- _Instructions to follow_: Without the pictures, copy the entries below word for word.

═══

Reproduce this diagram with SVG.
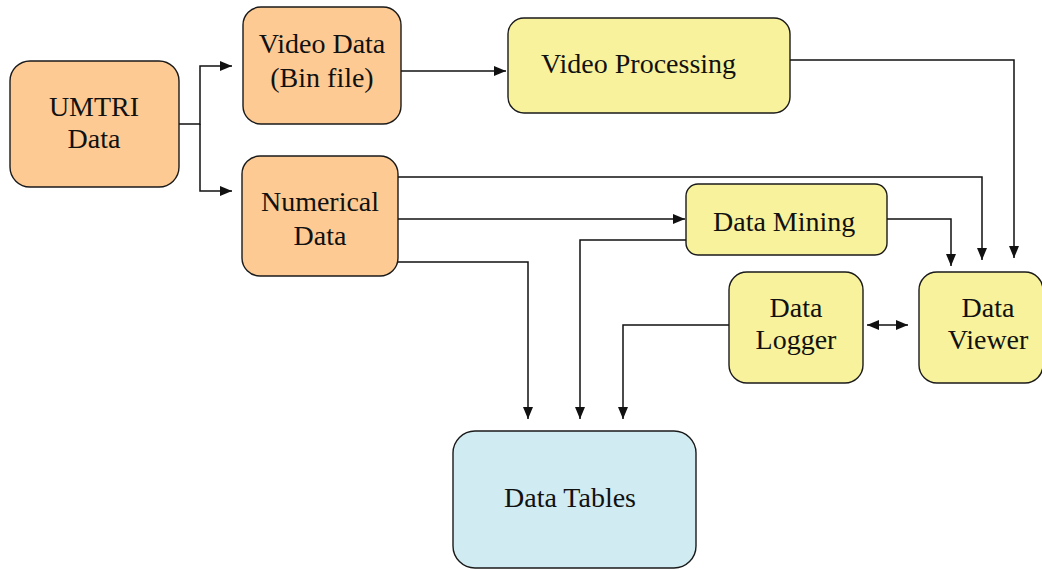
<svg xmlns="http://www.w3.org/2000/svg" width="1042" height="569" viewBox="0 0 1042 569">
<style>
.box{stroke:#1a1a1a;stroke-width:1.4}
.o{fill:#FDCA94}
.y{fill:#F8F29C}
.b{fill:#D0EBF1}
.t text{font-size:28px;fill:#111;text-anchor:middle}
.c path{fill:none;stroke:#111;stroke-width:1.5}
</style>
<defs>
<marker id="ah" markerUnits="userSpaceOnUse" markerWidth="12" markerHeight="10" refX="12" refY="5" orient="auto-start-reverse">
<path d="M0,0 L12,5 L0,10 z" fill="#111"/>
</marker>
</defs>
<rect width="1042" height="569" fill="#fff"/>
<g class="c">
<path d="M179,124 H200 V66 H232" marker-end="url(#ah)"/>
<path d="M200,124 V191 H232" marker-end="url(#ah)"/>
<path d="M401,71 H506" marker-end="url(#ah)"/>
<path d="M790,60 H1014 V258" marker-end="url(#ah)"/>
<path d="M398,177 H982 V260" marker-end="url(#ah)"/>
<path d="M398,219 H685" marker-end="url(#ah)"/>
<path d="M398,262 H528 V419" marker-end="url(#ah)"/>
<path d="M887,219 H951 V266" marker-end="url(#ah)"/>
<path d="M686,240 H580 V419" marker-end="url(#ah)"/>
<path d="M729,325 H623 V419" marker-end="url(#ah)"/>
<path d="M867,325 H908" marker-start="url(#ah)" marker-end="url(#ah)"/>
</g>
<g class="t" font-family="Liberation Serif, Times New Roman, serif">
<g id="umtri">
<rect class="box o" x="10" y="61" width="169" height="126" rx="20"/>
<text x="94" y="116">UMTRI</text>
<text x="94" y="148">Data</text>
</g>
<g id="video-data">
<rect class="box o" x="243" y="7" width="158" height="117" rx="18"/>
<text x="322" y="53">Video Data</text>
<text x="322" y="87">(Bin file)</text>
</g>
<g id="numerical-data">
<rect class="box o" x="242" y="156" width="156" height="120" rx="18"/>
<text x="320" y="211">Numerical</text>
<text x="320" y="245">Data</text>
</g>
<g id="video-processing">
<rect class="box y" x="508" y="18" width="282" height="95" rx="16"/>
<text x="541" y="73" text-anchor="start" style="text-anchor:start">Video Processing</text>
</g>
<g id="data-mining">
<rect class="box y" x="686" y="184" width="201" height="71" rx="12"/>
<text x="713" y="231" style="text-anchor:start">Data Mining</text>
</g>
<g id="data-logger">
<rect class="box y" x="729" y="272" width="134" height="111" rx="18"/>
<text x="796" y="317">Data</text>
<text x="796" y="349">Logger</text>
</g>
<g id="data-viewer">
<rect class="box y" x="919" y="272" width="124" height="111" rx="18"/>
<text x="988" y="317">Data</text>
<text x="988" y="349">Viewer</text>
</g>
<g id="data-tables">
<rect class="box b" x="453" y="431" width="243" height="137" rx="22"/>
<text x="570" y="507">Data Tables</text>
</g>
</g>
</svg>
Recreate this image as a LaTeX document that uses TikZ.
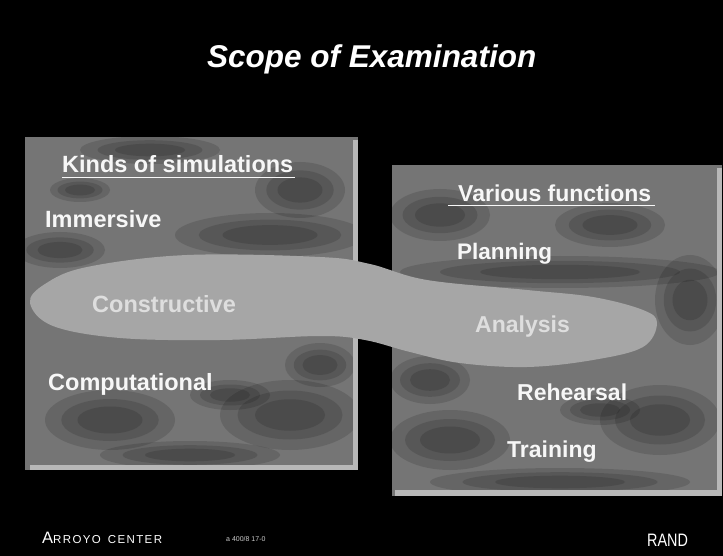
\documentclass[tikz,border=0pt]{standalone}
\usepackage{fontspec}
\setmainfont{Liberation Sans}
\newfontfamily\footfont{Liberation Sans}[LetterSpace=12]
\definecolor{panelgray}{gray}{0.46}
\definecolor{bevelgray}{gray}{0.72}
\definecolor{blobgray}{gray}{0.65}
\definecolor{labelwhite}{gray}{0.97}
\definecolor{dimwhite}{gray}{0.87}
\tikzset{
  lbl/.style={anchor=base west, inner sep=0pt, text=labelwhite, font=\bfseries\fontsize{23.5}{26}\selectfont},
  dimlbl/.style={lbl, text=dimwhite},
  head/.style={lbl},
  uline/.style={draw=labelwhite, line width=1.8pt},
  blotch/.style={fill=black, fill opacity=0.13, draw=none},
  bevel/.style={fill=bevelgray, draw=none},
}
\newcommand{\softblot}[4]{%
  \fill[blotch] (#1,#2) ellipse (#3 and #4);
  \fill[blotch] (#1,#2) ellipse ({0.75*#3} and {0.7*#4});
  \fill[blotch] (#1,#2) ellipse ({0.5*#3} and {0.45*#4});}
\begin{document}
\begin{tikzpicture}[x=1pt,y=-1pt]
\useasboundingbox (0,0) rectangle (723,556);
\fill[black] (0,0) rectangle (723,556);

% left panel
\fill[panelgray] (25,137) rectangle (358,470);
\begin{scope}
\clip (25,137) rectangle (355,465);
\softblot{270}{235}{95}{22}
\softblot{300}{190}{45}{28}
\softblot{150}{150}{70}{14}
\softblot{110}{420}{65}{30}
\softblot{290}{415}{70}{35}
\softblot{320}{365}{35}{22}
\softblot{60}{250}{45}{18}
\softblot{190}{455}{90}{14}
\softblot{230}{395}{40}{15}
\softblot{80}{190}{30}{12}
\end{scope}
\fill[bevel] (353,140) rectangle (358,470);
\fill[bevel] (30,465) rectangle (358,470);

% right panel
\fill[panelgray] (392,165) rectangle (722,496);
\begin{scope}
\clip (392,165) rectangle (717,490);
\softblot{440}{215}{50}{26}
\softblot{610}{225}{55}{22}
\softblot{560}{272}{160}{16}
\softblot{690}{300}{35}{45}
\softblot{450}{440}{60}{30}
\softblot{660}{420}{60}{35}
\softblot{560}{482}{130}{14}
\softblot{430}{380}{40}{24}
\softblot{600}{410}{40}{15}
\end{scope}
\fill[bevel] (717,168) rectangle (722,496);
\fill[bevel] (395,490) rectangle (722,496);

% connecting blob
\fill[blobgray] plot[smooth cycle, tension=0.6] coordinates {
  (30,303) (45,284) (87,267) (187,255) (320,257) (370,264) (427,280)
  (527,290) (593,297) (643,310) (657,323) (643,347) (593,360)
  (527,367) (460,363) (410,352) (365,340) (320,336) (220,340)
  (120,338) (53,326)};

% title
\node[anchor=base west, inner sep=0pt, text=white,
      font=\bfseries\itshape\fontsize{31.5}{34}\selectfont] (title) at (207,68) {Scope of Examination};

% left texts
\node[head] (kinds) at (62,173) {Kinds of simulations};
\coordinate (kul) at (62,177.5);
\coordinate (kur) at (295,177.5);
\draw[uline] (kul) -- (kur);
\node[lbl] (imm) at (45,228) {Immersive};
\node[dimlbl] (cons) at (92,312) {Constructive};
\node[lbl] (comp) at (48,390) {Computational};

% right texts
\node[head, font=\bfseries\fontsize{23}{26}\selectfont] (vari) at (458,202) {Various functions};
\coordinate (vul) at (448,205.5);
\coordinate (vur) at (655,205.5);
\draw[uline] (vul) -- (vur);
\node[lbl, font=\bfseries\fontsize{22.5}{26}\selectfont] (plan) at (457,260) {Planning};
\node[dimlbl, font=\bfseries\fontsize{23}{26}\selectfont] (anal) at (475,332) {Analysis};
\node[lbl, font=\bfseries\fontsize{23}{26}\selectfont] (reh) at (517,400) {Rehearsal};
\node[lbl, font=\bfseries\fontsize{23}{26}\selectfont] (train) at (507,457) {Training};

% footer
\node[anchor=base west, inner sep=0pt, text=white] (arroyo) at (42,543)
  {\footfont\fontsize{16.5}{18}\selectfont A\fontsize{11.5}{13}\selectfont RROYO\hspace{7pt}CENTER};
\node[anchor=base west, inner sep=0pt, text=white!80!black, font=\fontsize{7}{8}\selectfont] (code) at (226,541) {a 400/8 17-0};
\node[anchor=base west, inner sep=0pt, text=white] (rand) at (647,546)
  {\scalebox{0.8}[1]{\fontsize{18}{20}\selectfont RAND}};
\end{tikzpicture}
\end{document}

═══

- _Answer below_:
Reproduce this diagram with SVG.
<svg xmlns="http://www.w3.org/2000/svg" width="1042" height="569" viewBox="0 0 1042 569">
<style>
.box{stroke:#1a1a1a;stroke-width:1.4}
.o{fill:#FDCA94}
.y{fill:#F8F29C}
.b{fill:#D0EBF1}
.t text{font-size:28px;fill:#111;text-anchor:middle}
.c path{fill:none;stroke:#111;stroke-width:1.5}
</style>
<defs>
<marker id="ah" markerUnits="userSpaceOnUse" markerWidth="12" markerHeight="10" refX="12" refY="5" orient="auto-start-reverse">
<path d="M0,0 L12,5 L0,10 z" fill="#111"/>
</marker>
</defs>
<rect width="1042" height="569" fill="#fff"/>
<g class="c">
<path d="M179,124 H200 V66 H232" marker-end="url(#ah)"/>
<path d="M200,124 V191 H232" marker-end="url(#ah)"/>
<path d="M401,71 H506" marker-end="url(#ah)"/>
<path d="M790,60 H1014 V258" marker-end="url(#ah)"/>
<path d="M398,177 H982 V260" marker-end="url(#ah)"/>
<path d="M398,219 H685" marker-end="url(#ah)"/>
<path d="M398,262 H528 V419" marker-end="url(#ah)"/>
<path d="M887,219 H951 V266" marker-end="url(#ah)"/>
<path d="M686,240 H580 V419" marker-end="url(#ah)"/>
<path d="M729,325 H623 V419" marker-end="url(#ah)"/>
<path d="M867,325 H908" marker-start="url(#ah)" marker-end="url(#ah)"/>
</g>
<g class="t" font-family="Liberation Serif, Times New Roman, serif">
<g id="umtri">
<rect class="box o" x="10" y="61" width="169" height="126" rx="20"/>
<text x="94" y="116">UMTRI</text>
<text x="94" y="148">Data</text>
</g>
<g id="video-data">
<rect class="box o" x="243" y="7" width="158" height="117" rx="18"/>
<text x="322" y="53">Video Data</text>
<text x="322" y="87">(Bin file)</text>
</g>
<g id="numerical-data">
<rect class="box o" x="242" y="156" width="156" height="120" rx="18"/>
<text x="320" y="211">Numerical</text>
<text x="320" y="245">Data</text>
</g>
<g id="video-processing">
<rect class="box y" x="508" y="18" width="282" height="95" rx="16"/>
<text x="541" y="73" text-anchor="start" style="text-anchor:start">Video Processing</text>
</g>
<g id="data-mining">
<rect class="box y" x="686" y="184" width="201" height="71" rx="12"/>
<text x="713" y="231" style="text-anchor:start">Data Mining</text>
</g>
<g id="data-logger">
<rect class="box y" x="729" y="272" width="134" height="111" rx="18"/>
<text x="796" y="317">Data</text>
<text x="796" y="349">Logger</text>
</g>
<g id="data-viewer">
<rect class="box y" x="919" y="272" width="124" height="111" rx="18"/>
<text x="988" y="317">Data</text>
<text x="988" y="349">Viewer</text>
</g>
<g id="data-tables">
<rect class="box b" x="453" y="431" width="243" height="137" rx="22"/>
<text x="570" y="507">Data Tables</text>
</g>
</g>
</svg>
Recreate this image as a LaTeX document that uses TikZ.
\documentclass[tikz,border=0pt]{standalone}
\usepackage{fontspec}
\setmainfont{Liberation Sans}
\newfontfamily\footfont{Liberation Sans}[LetterSpace=12]
\definecolor{panelgray}{gray}{0.46}
\definecolor{bevelgray}{gray}{0.72}
\definecolor{blobgray}{gray}{0.65}
\definecolor{labelwhite}{gray}{0.97}
\definecolor{dimwhite}{gray}{0.87}
\tikzset{
  lbl/.style={anchor=base west, inner sep=0pt, text=labelwhite, font=\bfseries\fontsize{23.5}{26}\selectfont},
  dimlbl/.style={lbl, text=dimwhite},
  head/.style={lbl},
  uline/.style={draw=labelwhite, line width=1.8pt},
  blotch/.style={fill=black, fill opacity=0.13, draw=none},
  bevel/.style={fill=bevelgray, draw=none},
}
\newcommand{\softblot}[4]{%
  \fill[blotch] (#1,#2) ellipse (#3 and #4);
  \fill[blotch] (#1,#2) ellipse ({0.75*#3} and {0.7*#4});
  \fill[blotch] (#1,#2) ellipse ({0.5*#3} and {0.45*#4});}
\begin{document}
\begin{tikzpicture}[x=1pt,y=-1pt]
\useasboundingbox (0,0) rectangle (723,556);
\fill[black] (0,0) rectangle (723,556);

% left panel
\fill[panelgray] (25,137) rectangle (358,470);
\begin{scope}
\clip (25,137) rectangle (355,465);
\softblot{270}{235}{95}{22}
\softblot{300}{190}{45}{28}
\softblot{150}{150}{70}{14}
\softblot{110}{420}{65}{30}
\softblot{290}{415}{70}{35}
\softblot{320}{365}{35}{22}
\softblot{60}{250}{45}{18}
\softblot{190}{455}{90}{14}
\softblot{230}{395}{40}{15}
\softblot{80}{190}{30}{12}
\end{scope}
\fill[bevel] (353,140) rectangle (358,470);
\fill[bevel] (30,465) rectangle (358,470);

% right panel
\fill[panelgray] (392,165) rectangle (722,496);
\begin{scope}
\clip (392,165) rectangle (717,490);
\softblot{440}{215}{50}{26}
\softblot{610}{225}{55}{22}
\softblot{560}{272}{160}{16}
\softblot{690}{300}{35}{45}
\softblot{450}{440}{60}{30}
\softblot{660}{420}{60}{35}
\softblot{560}{482}{130}{14}
\softblot{430}{380}{40}{24}
\softblot{600}{410}{40}{15}
\end{scope}
\fill[bevel] (717,168) rectangle (722,496);
\fill[bevel] (395,490) rectangle (722,496);

% connecting blob
\fill[blobgray] plot[smooth cycle, tension=0.6] coordinates {
  (30,303) (45,284) (87,267) (187,255) (320,257) (370,264) (427,280)
  (527,290) (593,297) (643,310) (657,323) (643,347) (593,360)
  (527,367) (460,363) (410,352) (365,340) (320,336) (220,340)
  (120,338) (53,326)};

% title
\node[anchor=base west, inner sep=0pt, text=white,
      font=\bfseries\itshape\fontsize{31.5}{34}\selectfont] (title) at (207,68) {Scope of Examination};

% left texts
\node[head] (kinds) at (62,173) {Kinds of simulations};
\coordinate (kul) at (62,177.5);
\coordinate (kur) at (295,177.5);
\draw[uline] (kul) -- (kur);
\node[lbl] (imm) at (45,228) {Immersive};
\node[dimlbl] (cons) at (92,312) {Constructive};
\node[lbl] (comp) at (48,390) {Computational};

% right texts
\node[head, font=\bfseries\fontsize{23}{26}\selectfont] (vari) at (458,202) {Various functions};
\coordinate (vul) at (448,205.5);
\coordinate (vur) at (655,205.5);
\draw[uline] (vul) -- (vur);
\node[lbl, font=\bfseries\fontsize{22.5}{26}\selectfont] (plan) at (457,260) {Planning};
\node[dimlbl, font=\bfseries\fontsize{23}{26}\selectfont] (anal) at (475,332) {Analysis};
\node[lbl, font=\bfseries\fontsize{23}{26}\selectfont] (reh) at (517,400) {Rehearsal};
\node[lbl, font=\bfseries\fontsize{23}{26}\selectfont] (train) at (507,457) {Training};

% footer
\node[anchor=base west, inner sep=0pt, text=white] (arroyo) at (42,543)
  {\footfont\fontsize{16.5}{18}\selectfont A\fontsize{11.5}{13}\selectfont RROYO\hspace{7pt}CENTER};
\node[anchor=base west, inner sep=0pt, text=white!80!black, font=\fontsize{7}{8}\selectfont] (code) at (226,541) {a 400/8 17-0};
\node[anchor=base west, inner sep=0pt, text=white] (rand) at (647,546)
  {\scalebox{0.8}[1]{\fontsize{18}{20}\selectfont RAND}};
\end{tikzpicture}
\end{document}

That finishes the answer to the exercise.